Hochuli didn't see it that way, and he explained his findings in explicit detail after the game, as is his wont.
“I felt that he hit the quarterback in the chest with the hairline [of the helmet], and that’s a foul unless he has his face completely up and would hit it face-on with the facemask," Hochuli said. "It’s a foul, and that’s why I called it ... I’m differentiating between the crown. The crown is the top of the helmet. The hairline is up at the top of the forehead. That is a still a foul when you hit the quarterback with that part of your head.”
So, if a defender claimed that he hit the opposing player with the facemask, what would Hochuli's response be?
“What happens is that you hit, here, and the next thing that happens is your head slides up. That’s just the mechanics of the body. But, that’s not what the initial contact is.”
Here's the fundamental problem with Hochuli's intent in calling the penalty: as seen in the screencap below, he was actually behind Wilson, and he threw the flag without hesitation. He didn't consult with anyone else on his crew; he simply made the call, and the only way he could have done that was to react to what he thought he saw, not what actually happened. In other words, Hochuli most likely saw a hard, legal hit and erred on the side of caution. That's forgivable given the extent to which the NFL has programmed officials to be sensitive to plays like these, but it doesn't let Hochuli off the hook for either embellishing what he saw at the time of the play, or adding to what he didn't see with replay after the fact.
On Monday, VP of Officiating Dean Blandino made the announcement that was certainly too little, too late for the 49ers, who were eliminated from playoff contention with the loss, and their fans: the call was indeed erroneous.
"In looking at it, it was not [the correct call]," Blandino said, per NFL.com. "The rule protects a passer from two types of hits: Hits to the head or neck, or hits with the crown or forehead, which is just below the crown part of the helmet, and that's what the referee called.
"It's close, but when you look at it on tape, Moody's head is up, he hits with more of the side and the facemask to the body of the quarterback, and in our review, with the ability to look at it in slow motion, it's not a foul."
Moreover, Blandino confirmed that Hochuli shouldn't have made the call at all -- good or bad -- if he didn't actually see it. Which seems like a stupidly logical thing to assert, but these kinds of calls happen pretty frequently. Just ask Jason Worilds of the Steelers, who was flagged for a similarly innocuous hit on Falcons quarterback Matt Ryan earlier in the day.
"Certainly, if he doesn't see the whole action, we don't want him to throw the flag," Blandino said. "Ed was getting into position and he saw him, or what he thought he saw ducking the head and making the contact, so he wouldn't throw the flag if he didn't see it, but it obviously happens quick.
"It's full-speed, and he doesn't have the benefit of the slow motion replays that we all do after the fact."

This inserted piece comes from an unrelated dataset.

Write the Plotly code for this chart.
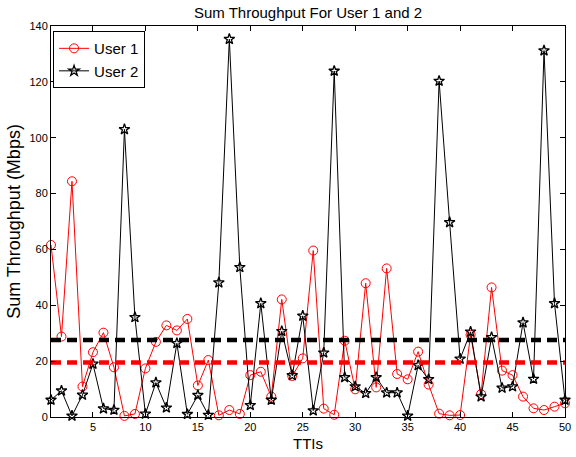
import plotly.graph_objects as go

tti = list(range(1, 51))
user1 = [61.6, 28.8, 84.4, 10.9, 23.2, 30.2, 17.8, 0.4, 1.1, 17.4,
         26.9, 32.8, 31.0, 35.1, 11.3, 20.4, 0.6, 2.5, 1.1, 15.0,
         16.2, 7.3, 42.1, 14.7, 21.0, 59.6, 3.0, 0.8, 27.3, 9.9,
         47.9, 10.6, 53.2, 15.4, 13.5, 23.4, 11.6, 1.2, 0.6, 0.7,
         29.4, 8.2, 46.4, 16.6, 15.0, 7.3, 3.1, 2.5, 3.7, 4.9]
user2 = [6.1, 9.4, 0.4, 7.9, 19.0, 3.0, 2.5, 103.0, 35.7, 1.1,
         12.3, 3.3, 26.4, 1.0, 7.8, 0.7, 48.1, 135.3, 53.6, 4.2,
         40.7, 6.1, 30.7, 14.9, 36.2, 2.3, 23.0, 123.9, 14.2, 10.9,
         8.5, 14.2, 8.7, 8.7, 0.4, 18.5, 13.5, 120.3, 69.7, 20.8,
         30.5, 7.3, 28.5, 10.4, 10.9, 33.8, 13.6, 131.2, 40.7, 6.1]
mean_user1 = 19.5
mean_user2 = 27.6
x_ticks = [5, 10, 15, 20, 25, 30, 35, 40, 45, 50]
y_ticks = [0, 20, 40, 60, 80, 100, 120, 140]

FONT = "Liberation Sans, Arial, sans-serif"

fig = go.Figure()
fig.add_trace(go.Scatter(
    x=tti, y=user1, name="User 1", mode="lines+markers",
    line=dict(color="red", width=1),
    marker=dict(symbol="circle-open", size=9, color="red", line=dict(width=1)),
    cliponaxis=False))
fig.add_trace(go.Scatter(
    x=tti, y=user2, name="User 2", mode="lines+markers",
    line=dict(color="black", width=1),
    marker=dict(symbol="star-open", size=8, color="black", line=dict(width=1.3)),
    cliponaxis=False))
fig.add_trace(go.Scatter(
    x=[tti[0], tti[-1]], y=[mean_user2, mean_user2], mode="lines",
    line=dict(color="black", width=4.5, dash="10px,6px"), showlegend=False,
    hoverinfo="skip"))
fig.add_trace(go.Scatter(
    x=[tti[0], tti[-1]], y=[mean_user1, mean_user1], mode="lines",
    line=dict(color="red", width=4.5, dash="10px,6px"), showlegend=False,
    hoverinfo="skip"))

axis_common = dict(
    showline=True, linecolor="black", linewidth=1, mirror="ticks",
    ticks="inside", ticklen=5, tickcolor="black", tickwidth=1,
    showgrid=False, zeroline=False, ticklabeloverflow="allow",
    tickfont=dict(family=FONT, size=11, color="black"),
)

fig.update_layout(
    width=576, height=457,
    margin=dict(l=51, r=5, t=26, b=40),
    paper_bgcolor="white", plot_bgcolor="white",
    font=dict(family=FONT, color="black"),
    title=dict(text="Sum Throughput For User 1 and 2", x=0.5, xref="paper",
               xanchor="center", y=1 - 13 / 457, yref="container", yanchor="middle",
               font=dict(family=FONT, size=15, color="black")),
    xaxis=dict(range=[1, 50], tickvals=x_ticks,
               title=dict(text="TTIs", font=dict(family=FONT, size=15), standoff=6),
               **axis_common),
    yaxis=dict(range=[0, 140], tickvals=y_ticks,
               title=dict(text="Sum Throughput (Mbps)", font=dict(family=FONT, size=18), standoff=4),
               **axis_common),
    legend=dict(x=0.004, y=0.987, xanchor="left", yanchor="top",
                bgcolor="white", bordercolor="black", borderwidth=1,
                font=dict(family=FONT, size=15, color="black"),
                tracegroupgap=0, itemwidth=30),
    showlegend=True,
)

fig.write_html("out.html")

And that, in the end, is the point of all this. The 49ers should have had the benefit of a challenge on this call, but they didn't, because roughing the passer and many other judgment calls are not reviewable. Certain coaches, most specifically Bill Belichick, have been pressing every year for this to change, to give coaches the ability to challenge any penalty, no matter what it is. Not to have additional challenges, but to throw every possible call under the purview of review.
It seems the right thing to do, and it's fairly amazing that in their meetings every spring, the league's competition committee doesn't seem to see the need for this. Last March, Belichick was joined by Ravens head coach John Harbaugh, brother of Jim, in asserting that global replay was the way to go.
"Sometimes, we lag behind the technology a little bit," Harbaugh said at the owners meetings in March. "And we should. You should come to change slowly and do things for the right reasons. I think the league is right in doing that. But it's about time to recognize that when the fans have a better view of the game than the referee does, it's time to put the referee on the same playing field as the fans, and you do that through the technology. They have great ideas and ways to do it."
"I'm not proposing more challenges," Belichick added around that time. "I'm just saying that as a coach, if you want to challenge a play, I think you ought to be able to challenge it, and why does it have to be limited to the four or five pages in the rule book that can be challenged, and now this year there are more proposals to amend that."
The proposals were struck down. And there's no obvious imperative to enact new rules regarding replay. There is a command center in New York City, where Blandino and a team of spotters review plays as they happen, but unless a review comes in, and that challenge is for a penalty that is actually reviewable, there's not much good in it. With all that technology, it's still up to the vagaries of the human eye, the bang-bang play, and the official on the field.
And for a league that takes in more than $10 billion per year, and has protocol in place for seemingly any variant of violence on the field, that seems woefully behind the times.